### [Data lines]
****************************************

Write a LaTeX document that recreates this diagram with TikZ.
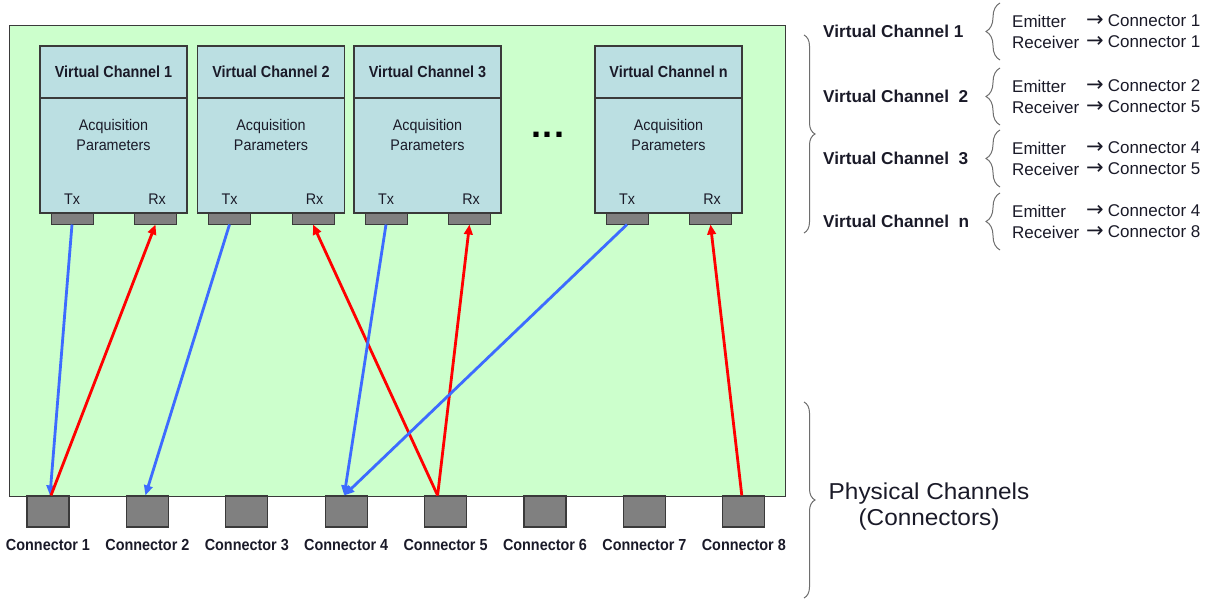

****************************************

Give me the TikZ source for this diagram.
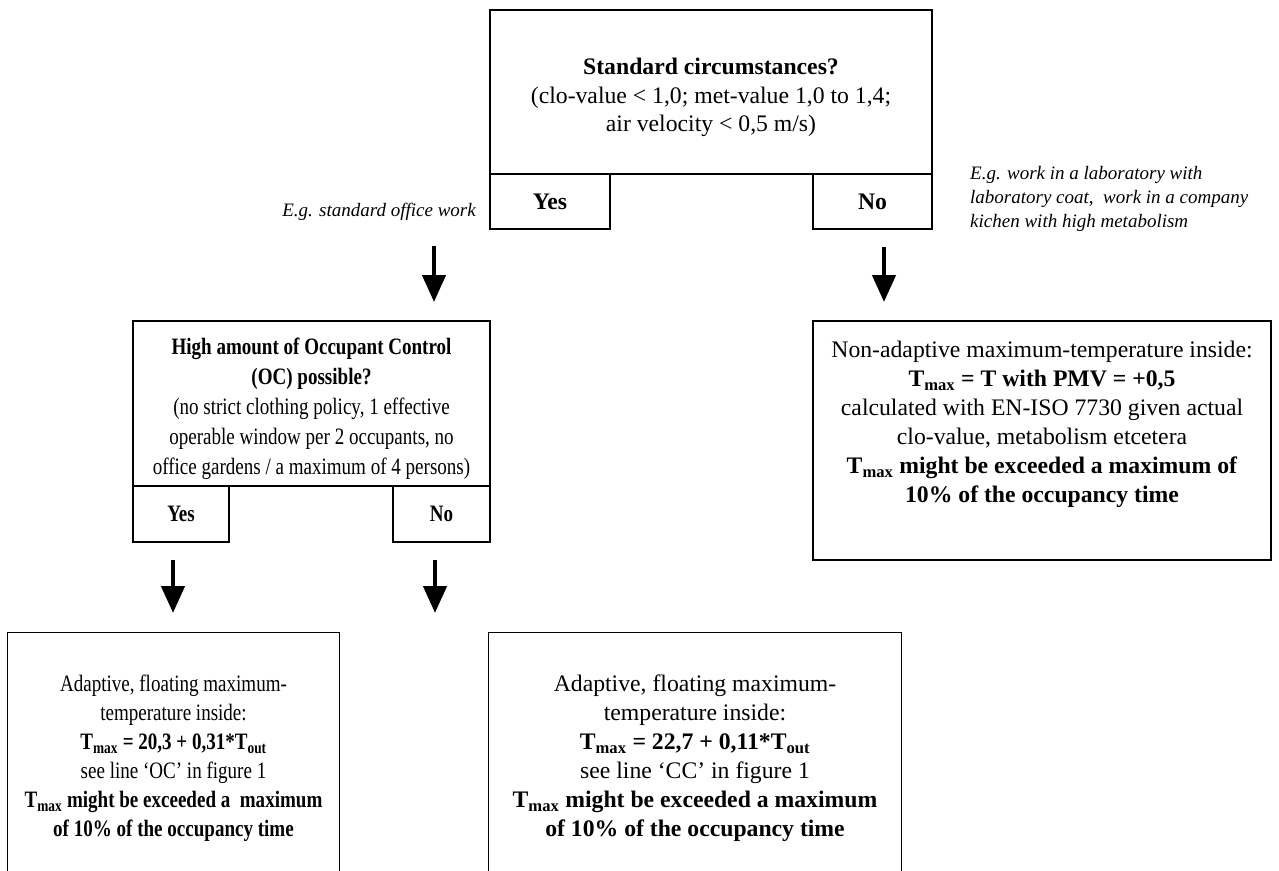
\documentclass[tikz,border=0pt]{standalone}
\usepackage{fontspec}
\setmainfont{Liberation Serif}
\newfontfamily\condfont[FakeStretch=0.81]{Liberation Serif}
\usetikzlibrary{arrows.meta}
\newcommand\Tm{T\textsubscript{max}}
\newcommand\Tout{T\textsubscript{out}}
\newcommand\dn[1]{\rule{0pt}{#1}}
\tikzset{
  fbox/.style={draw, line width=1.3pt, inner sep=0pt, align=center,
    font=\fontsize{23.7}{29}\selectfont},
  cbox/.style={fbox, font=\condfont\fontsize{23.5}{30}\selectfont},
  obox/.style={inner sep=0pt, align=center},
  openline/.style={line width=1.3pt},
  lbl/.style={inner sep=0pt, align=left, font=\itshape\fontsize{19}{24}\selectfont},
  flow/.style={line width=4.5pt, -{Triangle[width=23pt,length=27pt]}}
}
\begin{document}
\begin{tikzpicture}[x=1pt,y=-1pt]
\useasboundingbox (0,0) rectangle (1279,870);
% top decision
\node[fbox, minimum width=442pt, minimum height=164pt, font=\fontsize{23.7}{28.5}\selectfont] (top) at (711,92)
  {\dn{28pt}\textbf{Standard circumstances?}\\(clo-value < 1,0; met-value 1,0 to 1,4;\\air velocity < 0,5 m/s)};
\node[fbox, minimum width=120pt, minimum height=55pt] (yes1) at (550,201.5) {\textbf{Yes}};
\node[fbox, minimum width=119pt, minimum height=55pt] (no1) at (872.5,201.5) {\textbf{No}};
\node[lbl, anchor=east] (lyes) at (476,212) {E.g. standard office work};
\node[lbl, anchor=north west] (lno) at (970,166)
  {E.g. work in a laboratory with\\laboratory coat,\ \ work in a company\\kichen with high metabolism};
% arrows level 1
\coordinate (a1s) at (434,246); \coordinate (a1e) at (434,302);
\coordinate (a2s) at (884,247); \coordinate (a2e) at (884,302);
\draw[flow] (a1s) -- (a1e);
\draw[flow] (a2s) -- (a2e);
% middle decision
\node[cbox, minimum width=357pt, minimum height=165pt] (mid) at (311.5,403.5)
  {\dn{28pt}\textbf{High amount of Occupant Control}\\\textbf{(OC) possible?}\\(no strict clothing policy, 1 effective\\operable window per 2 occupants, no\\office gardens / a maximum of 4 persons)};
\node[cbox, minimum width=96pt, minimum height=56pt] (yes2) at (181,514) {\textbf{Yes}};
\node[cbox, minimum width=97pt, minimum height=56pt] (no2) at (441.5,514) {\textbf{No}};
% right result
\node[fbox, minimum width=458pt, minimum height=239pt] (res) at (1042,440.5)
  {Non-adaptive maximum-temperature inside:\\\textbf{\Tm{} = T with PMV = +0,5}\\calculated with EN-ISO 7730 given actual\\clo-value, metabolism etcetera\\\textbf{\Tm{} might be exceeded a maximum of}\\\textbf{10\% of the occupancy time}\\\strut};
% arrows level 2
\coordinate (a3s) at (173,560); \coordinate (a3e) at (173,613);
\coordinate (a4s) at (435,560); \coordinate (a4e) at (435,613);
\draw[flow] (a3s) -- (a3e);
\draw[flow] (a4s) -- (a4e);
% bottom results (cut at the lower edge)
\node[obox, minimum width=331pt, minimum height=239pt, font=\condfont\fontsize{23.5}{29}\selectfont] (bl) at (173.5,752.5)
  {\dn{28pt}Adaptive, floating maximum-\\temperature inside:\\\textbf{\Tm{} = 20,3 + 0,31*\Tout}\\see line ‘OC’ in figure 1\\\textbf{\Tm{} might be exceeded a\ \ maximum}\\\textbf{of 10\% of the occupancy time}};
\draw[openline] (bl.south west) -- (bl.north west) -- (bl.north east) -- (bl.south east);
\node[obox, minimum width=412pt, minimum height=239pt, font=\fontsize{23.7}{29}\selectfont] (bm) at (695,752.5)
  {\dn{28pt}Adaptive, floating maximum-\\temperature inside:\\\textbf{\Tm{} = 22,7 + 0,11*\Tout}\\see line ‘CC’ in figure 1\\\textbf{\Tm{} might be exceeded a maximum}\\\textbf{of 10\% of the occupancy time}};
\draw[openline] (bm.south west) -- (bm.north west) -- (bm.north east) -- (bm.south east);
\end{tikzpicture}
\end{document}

****************************************

Select and copy every line of the material that holds the string "diagram".

### [Solution to the exercise]
Write a LaTeX document that recreates this diagram with TikZ.
Give me the TikZ source for this diagram.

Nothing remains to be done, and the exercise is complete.